32. Afgezet tegen de ernst van de overtreding, de mate van verwijtbaarheid en de met de sluiting te dienen algemene belangen, heeft de burgemeester de door verzoeker gestelde belangen naar het oordeel van de voorzieningenrechter niet zodanig zwaarwegend hoeven te vinden dat hij van sluiting moet afzien. De burgemeester heeft de inbreuk op de openbare orde belangrijker mogen vinden dan het belang van verzoeker bij niet-sluiting van de woning, waarbij de voorzieningenrechter betrekt dat de burgemeester duidelijk heeft laten blijken dat hij oog heeft voor die belangen en daarin ook tegemoet komt door het expertiseteam in te schakelen, beschermd wonen te regelen en een langere begunstigingstermijn te hanteren.

Conclusie en gevolgen

Wat is de conclusie?
33. De voorzieningenrechter is van oordeel dat de burgemeester de woning voor twaalf maanden kan sluiten. Dit betekent dat het bestreden besluit niet wordt geschorst en dat de burgemeester met het sluiten van het pand niet hoeft te wachten totdat op het bezwaar is beslist.
34. Voor een proceskostenveroordeling of een vergoeding van het griffierecht bestaat geen aanleiding.

Beslissing

De voorzieningenrechter wijst het verzoek om voorlopige voorziening af.
Deze uitspraak is gedaan door mr.
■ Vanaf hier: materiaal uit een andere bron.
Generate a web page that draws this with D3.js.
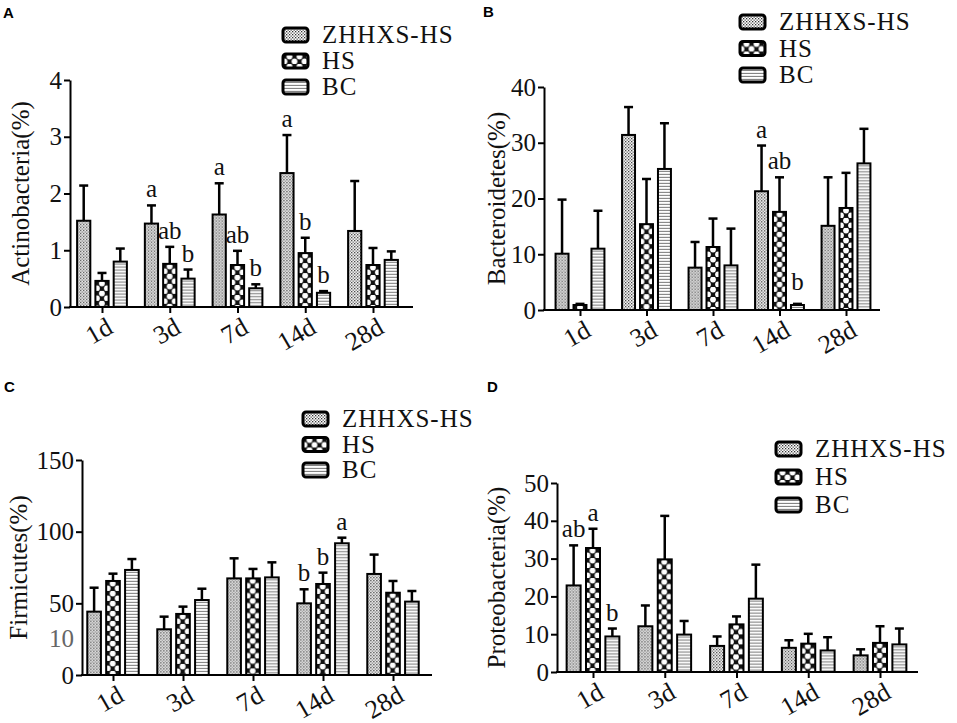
<!DOCTYPE html>
<html lang="en">
<head>
<meta charset="UTF-8">
<title>Phylum abundance</title>
<script src="https://d3js.org/d3.v7.min.js"></script>
<style>
    body { margin: 0; background: #fff; }
    svg { display: block; }
    .axis path, .axis line { stroke: #000; stroke-width: 2; }
    .panel-id { font-family: "Liberation Sans", Arial, sans-serif; font-weight: bold; font-size: 15px; }
</style>
</head>
<body>
<script>
const days = ["1d", "3d", "7d", "14d", "28d"];
const groups = ["ZHHXS-HS", "HS", "BC"];

// A - Actinobacteria (mean, top of error bar)
const actinoMean = [[1.52, 1.47, 1.63, 2.36, 1.34], [0.46, 0.76, 0.74, 0.95, 0.74], [0.80, 0.50, 0.33, 0.25, 0.83]];
const actinoUpper = [[2.14, 1.79, 2.18, 3.03, 2.22], [0.60, 1.06, 0.99, 1.22, 1.04], [1.03, 0.66, 0.40, 0.28, 0.98]];
const actinoTicks = [0, 1, 2, 3, 4];
const actinoLetters = [[1, 0, "a"], [1, 1, "ab"], [1, 2, "b"], [2, 0, "a"], [2, 1, "ab"], [2, 2, "b"], [3, 0, "a"], [3, 1, "b"], [3, 2, "b"]];

// B - Bacteroidetes
const bactMean = [[10.1, 31.4, 7.6, 21.3, 15.1], [0.9, 15.4, 11.3, 17.6, 18.3], [11.0, 25.3, 8.0, 0.9, 26.3]];
const bactUpper = [[19.8, 36.4, 12.2, 29.5, 23.8], [1.1, 23.5, 16.4, 23.8, 24.6], [17.8, 33.5, 14.6, 1.1, 32.5]];
const bactTicks = [0, 10, 20, 30, 40];
const bactLetters = [[3, 0, "a"], [3, 1, "ab"], [3, 2, "b"]];

// C - Firmicutes
const firmiMean = [[44.2, 31.9, 67.4, 50.0, 70.5], [65.6, 42.6, 67.4, 63.5, 57.4], [73.3, 52.3, 68.1, 91.9, 51.2]];
const firmiUpper = [[60.9, 40.7, 81.4, 59.8, 84.0], [70.7, 47.7, 74.0, 71.4, 65.6], [80.9, 60.2, 78.6, 95.8, 58.6]];
const firmiTicks = [0, 50, 100, 150];
const firmiStrayTick = [25];
const firmiStrayLabel = ["10"];
const firmiLetters = [[3, 0, "b"], [3, 1, "b"], [3, 2, "a"]];

// D - Proteobacteria
const proteoMean = [[22.9, 12.1, 6.9, 6.4, 4.4], [32.8, 29.8, 12.6, 7.5, 7.7], [9.4, 9.9, 19.4, 5.7, 7.3]];
const proteoUpper = [[33.5, 17.6, 9.4, 8.4, 6.0], [37.9, 41.3, 14.7, 10.1, 12.1], [11.5, 13.5, 28.4, 9.2, 11.5]];
const proteoTicks = [0, 10, 20, 30, 40, 50];
const proteoLetters = [[0, 0, "ab"], [0, 1, "a"], [0, 2, "b"]];

const panels = [
    { id: "A", idX: 3, idY: 18, title: "Actinobacteria(%)", mean: actinoMean, upper: actinoUpper, ticks: actinoTicks, letters: actinoLetters,
      yMax: 4, y0: 307, yTop: 80, axisX: 70, xEnd: 413, first: 102, step: 67.75, titleX: 20, legX: 283, legY: 28, legStep: 26 },
    { id: "B", idX: 483, idY: 17, title: "Bacteroidetes(%)", mean: bactMean, upper: bactUpper, ticks: bactTicks, letters: bactLetters,
      yMax: 40, y0: 310, yTop: 87, axisX: 544, xEnd: 880, first: 580, step: 66.5, titleX: 496, legX: 740, legY: 15, legStep: 26.5 },
    { id: "C", idX: 4, idY: 392, title: "Firmicutes(%)", mean: firmiMean, upper: firmiUpper, ticks: firmiTicks, letters: firmiLetters,
      yMax: 150, y0: 675, yTop: 460, axisX: 82, xEnd: 432, first: 113, step: 70, titleX: 18, legX: 303, legY: 412, legStep: 25.5,
      strayTick: firmiStrayTick, strayLabel: firmiStrayLabel },
    { id: "D", idX: 487, idY: 392, title: "Proteobacteria(%)", mean: proteoMean, upper: proteoUpper, ticks: proteoTicks, letters: proteoLetters,
      yMax: 50, y0: 672, yTop: 483, axisX: 557, xEnd: 918, first: 593, step: 71.75, titleX: 496, legX: 776, legY: 442, legStep: 28 }
];

const serif = '"Liberation Serif", "Times New Roman", serif';
const barOffset = [-0.27, 0, 0.27];   // in units of category step
const barWidth = 0.195;

const svg = d3.select("body").append("svg")
    .attr("width", 957)
    .attr("height", 723);

// fill patterns, tiled in each bar's own coordinates
const defs = svg.append("defs");

const pDots = defs.append("pattern").attr("id", "pat0")
    .attr("patternUnits", "userSpaceOnUse").attr("width", 3).attr("height", 3);
pDots.append("rect").attr("width", 3).attr("height", 3).attr("fill", "#fff");
pDots.append("rect").attr("width", 1.3).attr("height", 1.3).attr("fill", "#333");
pDots.append("rect").attr("x", 1.5).attr("y", 1.5).attr("width", 1.3).attr("height", 1.3).attr("fill", "#555");

const pCircles = defs.append("pattern").attr("id", "pat1")
    .attr("patternUnits", "userSpaceOnUse").attr("x", 1.5).attr("width", 10).attr("height", 10);
pCircles.append("rect").attr("width", 10).attr("height", 10).attr("fill", "#111");
[[5, 2.5], [0, 7.5], [10, 7.5]].forEach(c => {
    pCircles.append("circle").attr("cx", c[0]).attr("cy", c[1]).attr("r", 2.9).attr("fill", "#fff");
});

const pStripes = defs.append("pattern").attr("id", "pat2")
    .attr("patternUnits", "userSpaceOnUse").attr("width", 4).attr("height", 3);
pStripes.append("rect").attr("width", 4).attr("height", 3).attr("fill", "#fff");
pStripes.append("rect").attr("y", 1.9).attr("width", 4).attr("height", 0.9).attr("fill", "#666");

function drawPanel(p) {
    const g = svg.append("g");

    const y = d3.scaleLinear().domain([0, p.yMax]).range([p.y0, p.yTop]);
    const x = d3.scaleLinear().domain([0, days.length - 1]).range([p.first, p.first + p.step * (days.length - 1)]);

    // bars
    p.mean.forEach((series, gi) => {
        series.forEach((v, di) => {
            const w = barWidth * p.step;
            const cx = x(di) + barOffset[gi] * p.step;
            const top = p.upper[gi][di];

            // error bar (upper only)
            g.append("line")
                .attr("x1", cx).attr("x2", cx)
                .attr("y1", y(v)).attr("y2", y(top))
                .attr("stroke", "#000").attr("stroke-width", 2.5);
            g.append("line")
                .attr("x1", cx - 4.5).attr("x2", cx + 4.5)
                .attr("y1", y(top)).attr("y2", y(top))
                .attr("stroke", "#000").attr("stroke-width", 2.5);

            g.append("g")
                .attr("transform", `translate(${cx - w / 2},${y(v)})`)
                .append("rect")
                .attr("width", w)
                .attr("height", Math.max(0, y(0) - y(v)))
                .attr("fill", `url(#pat${gi})`)
                .attr("stroke", "#000")
                .attr("stroke-width", 2);
        });
    });

    // significance letters
    g.selectAll(".sig")
        .data(p.letters)
        .enter().append("text")
        .attr("x", d => x(d[0]) + barOffset[d[1]] * p.step)
        .attr("y", d => Math.min(y(p.upper[d[1]][d[0]]) - 8, y(0) - 20))
        .attr("text-anchor", "middle")
        .attr("font-family", serif)
        .attr("font-size", 25)
        .attr("fill", "#111")
        .text(d => d[2]);

    // y axis
    const ya = g.append("g")
        .attr("class", "axis")
        .attr("transform", `translate(${p.axisX},0)`)
        .call(d3.axisLeft(y).tickValues(p.ticks).tickFormat(d3.format("d")).tickSize(6).tickSizeOuter(0).tickPadding(2));
    ya.selectAll(".tick text")
        .attr("font-family", serif)
        .attr("font-size", 25)
        .attr("fill", "#111");

    if (p.strayTick) {
        g.selectAll(".stray")
            .data(p.strayTick)
            .enter().append("text")
            .attr("x", p.axisX - 8)
            .attr("y", d => y(d))
            .attr("dy", "0.32em")
            .attr("text-anchor", "end")
            .attr("font-family", serif)
            .attr("font-size", 25)
            .attr("fill", "#666")
            .text((d, i) => p.strayLabel[i]);
    }

    // x axis
    const xa = g.append("g")
        .attr("class", "axis")
        .attr("transform", `translate(0,${p.y0})`)
        .call(d3.axisBottom(x).tickValues(d3.range(days.length)).tickFormat(i => days[i]).tickSize(6).tickSizeOuter(0));
    xa.select(".domain").remove();
    xa.append("line")
        .attr("x1", p.axisX - 1).attr("x2", p.xEnd)
        .attr("stroke", "#000").attr("stroke-width", 2);
    xa.selectAll(".tick text")
        .attr("font-family", serif)
        .attr("font-size", 26)
        .attr("fill", "#111")
        .attr("text-anchor", "end")
        .attr("dy", null)
        .attr("y", null)
        .attr("transform", "translate(12,25) rotate(-30)");

    // y title
    g.append("text")
        .attr("transform", `translate(${p.titleX},${(p.y0 + p.yTop) / 2}) rotate(-90)`)
        .attr("dy", "0.35em")
        .attr("text-anchor", "middle")
        .attr("font-family", serif)
        .attr("font-size", 25)
        .attr("fill", "#111")
        .text(p.title);

    // legend
    const leg = g.selectAll(".leg")
        .data(groups)
        .enter().append("g")
        .attr("transform", (d, i) => `translate(${p.legX},${p.legY + i * p.legStep})`);
    leg.append("rect")
        .attr("width", 25).attr("height", 14)
        .attr("rx", 3)
        .attr("fill", (d, i) => `url(#pat${i})`)
        .attr("stroke", "#000").attr("stroke-width", 3);
    leg.append("text")
        .attr("x", 39).attr("y", 15)
        .attr("font-family", serif)
        .attr("font-size", 25)
        .attr("letter-spacing", 1)
        .attr("fill", "#111")
        .text(d => d);

    // panel letter
    svg.append("text")
        .attr("class", "panel-id")
        .attr("x", p.idX).attr("y", p.idY)
        .text(p.id);
}

panels.forEach(drawPanel);
</script>
</body>
</html>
I.C.A. Wilschut, voorzieningenrechter, in aanwezigheid van B. van Dael, griffier. De uitspraak is uitgesproken in het openbaar op 31 maart 2023.
griffier
voorzieningenrechter
Een afschrift van deze uitspraak is verzonden aan partijen op: 31 maart 2023.

Tegen deze uitspraak staat geen hoger beroep of verzet open.